Objective: Starting at the top of the listing, extract every line up to and including the one with "fontsize=14)". Pictures stay out of the copy.
## Begin Given data
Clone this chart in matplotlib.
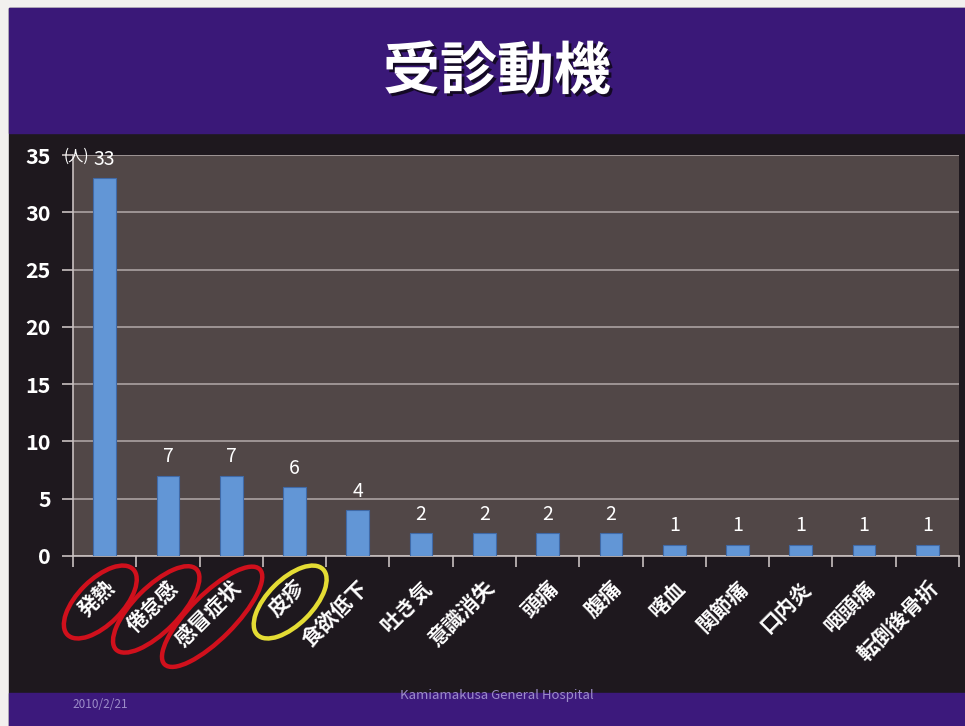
import numpy as np
import matplotlib
matplotlib.use("Agg")
import matplotlib.pyplot as plt
from matplotlib.patches import Rectangle, Ellipse
import matplotlib.patheffects as pe

plt.rcParams['font.family'] = ['Noto Sans CJK JP', 'DejaVu Sans']

# 受診動機の内訳（人数）
reasons = ['発熱', '倦怠感', '感冒症状', '皮疹', '食欲低下', '吐き気', '意識消失',
           '頭痛', '腹痛', '喀血', '関節痛', '口内炎', '咽頭痛', '転倒後骨折']
counts = [33, 7, 7, 6, 4, 2, 2, 2, 2, 1, 1, 1, 1, 1]
# 丸で囲む項目
red_marks = ['発熱', '倦怠感', '感冒症状']
yellow_marks = ['皮疹']

W, H = 965, 726
fig = plt.figure(figsize=(W / 100, H / 100), dpi=100, facecolor='#f2f0ee')

# スライドの背景（余白・ヘッダー・フッター）
bg = fig.add_axes([0, 0, 1, 1])
bg.set_xlim(0, W)
bg.set_ylim(H, 0)
bg.axis('off')
bg.add_patch(Rectangle((9, 8), W - 9, H - 8, color='#1e181e'))
bg.add_patch(Rectangle((9, 8), W - 9, 125, color='#3a1878'))
bg.add_patch(Rectangle((9, 693), W - 9, 33, color='#3c197c'))

bg.text(497, 72, '受診動機', ha='center', va='center', color='white',
        fontsize=41, fontweight='bold',
        path_effects=[pe.withSimplePatchShadow(offset=(2, -2), shadow_rgbFace='#10081c', alpha=0.9)])
bg.text(72, 704, '2010/2/21', ha='left', va='center', color='#9c8cc8', fontsize=8.5)
bg.text(497, 696, 'Kamiamakusa General Hospital', ha='center', va='center',
        color='#9c8cc8', fontsize=9.5)

# グラフ本体
ax = fig.add_axes([73 / W, 1 - 556 / H, (959 - 73) / W, (556 - 155) / H])
ax.set_facecolor('#514747')
x = np.arange(len(reasons))
bars = ax.bar(x, counts, width=0.36, color='#6296d6', edgecolor='#3f6aa8',
              linewidth=0.8, zorder=3)
ax.bar_label(bars, labels=[str(c) for c in counts], padding=6, color='white',
             fontsize=14)

ax.set_xlim(-0.5, len(reasons) - 0.5)
ax.set_ylim(0, 35)
ax.set_yticks(np.arange(0, 36, 5))
ax.yaxis.grid(True, color='#aaa2a2', linewidth=1.2, zorder=0)
ax.set_axisbelow(True)
for s in ['top', 'right']:
    ax.spines[s].set_visible(False)
for s in ['left', 'bottom']:
    ax.spines[s].set_color('#c8c0c0')
    ax.spines[s].set_linewidth(1.2)
ax.tick_params(axis='y', colors='#c8c0c0', length=8, width=1.2, pad=8,
               labelcolor='white', labelsize=15.5)
for t in ax.get_yticklabels():
    t.set_fontweight('bold')

# 区切りの目盛り（カテゴリの境界）と項目名
ax.set_xticks(np.arange(-0.5, len(reasons), 1.0))
ax.set_xticklabels([])
ax.tick_params(axis='x', colors='#c8c0c0', length=8, width=1.2)
ax.set_xticks(x, minor=True)
ax.set_xticklabels(reasons, minor=True, rotation=45, ha='right',
                   rotation_mode='anchor', color='white', fontsize=15,
                   fontweight='bold')
ax.tick_params(axis='x', which='minor', length=0, pad=15)

ax.text(-0.24, 34.9, '(人)', ha='right', va='center', color='white', fontsize=11)

# 注目項目を楕円で囲む
fig.canvas.draw()
renderer = fig.canvas.get_renderer()
for lab in ax.get_xticklabels(minor=True):
    name = lab.get_text()
    if name in red_marks:
        col = '#d0101c'
    elif name in yellow_marks:
        col = '#e4dc34'
    else:
        continue
    bb = lab.get_window_extent(renderer)
    cx, cy = (bb.x0 + bb.x1) / 2, (bb.y0 + bb.y1) / 2
    size = (bb.width + bb.height) / 2
    ell = Ellipse((cx + 3, H - cy + 3), size * np.sqrt(2) + 30, 45, angle=-45,
                  fill=False, edgecolor=col, linewidth=3.2, zorder=5)
    bg.add_patch(ell)

fig.savefig('out.png', dpi=100, facecolor=fig.get_facecolor())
## End Given data
Answer to the exercise:
Clone this chart in matplotlib.
import numpy as np
import matplotlib
matplotlib.use("Agg")
import matplotlib.pyplot as plt
from matplotlib.patches import Rectangle, Ellipse
import matplotlib.patheffects as pe

plt.rcParams['font.family'] = ['Noto Sans CJK JP', 'DejaVu Sans']

# 受診動機の内訳（人数）
reasons = ['発熱', '倦怠感', '感冒症状', '皮疹', '食欲低下', '吐き気', '意識消失',
           '頭痛', '腹痛', '喀血', '関節痛', '口内炎', '咽頭痛', '転倒後骨折']
counts = [33, 7, 7, 6, 4, 2, 2, 2, 2, 1, 1, 1, 1, 1]
# 丸で囲む項目
red_marks = ['発熱', '倦怠感', '感冒症状']
yellow_marks = ['皮疹']

W, H = 965, 726
fig = plt.figure(figsize=(W / 100, H / 100), dpi=100, facecolor='#f2f0ee')

# スライドの背景（余白・ヘッダー・フッター）
bg = fig.add_axes([0, 0, 1, 1])
bg.set_xlim(0, W)
bg.set_ylim(H, 0)
bg.axis('off')
bg.add_patch(Rectangle((9, 8), W - 9, H - 8, color='#1e181e'))
bg.add_patch(Rectangle((9, 8), W - 9, 125, color='#3a1878'))
bg.add_patch(Rectangle((9, 693), W - 9, 33, color='#3c197c'))

bg.text(497, 72, '受診動機', ha='center', va='center', color='white',
        fontsize=41, fontweight='bold',
        path_effects=[pe.withSimplePatchShadow(offset=(2, -2), shadow_rgbFace='#10081c', alpha=0.9)])
bg.text(72, 704, '2010/2/21', ha='left', va='center', color='#9c8cc8', fontsize=8.5)
bg.text(497, 696, 'Kamiamakusa General Hospital', ha='center', va='center',
        color='#9c8cc8', fontsize=9.5)

# グラフ本体
ax = fig.add_axes([73 / W, 1 - 556 / H, (959 - 73) / W, (556 - 155) / H])
ax.set_facecolor('#514747')
x = np.arange(len(reasons))
bars = ax.bar(x, counts, width=0.36, color='#6296d6', edgecolor='#3f6aa8',
              linewidth=0.8, zorder=3)
ax.bar_label(bars, labels=[str(c) for c in counts], padding=6, color='white',
             fontsize=14)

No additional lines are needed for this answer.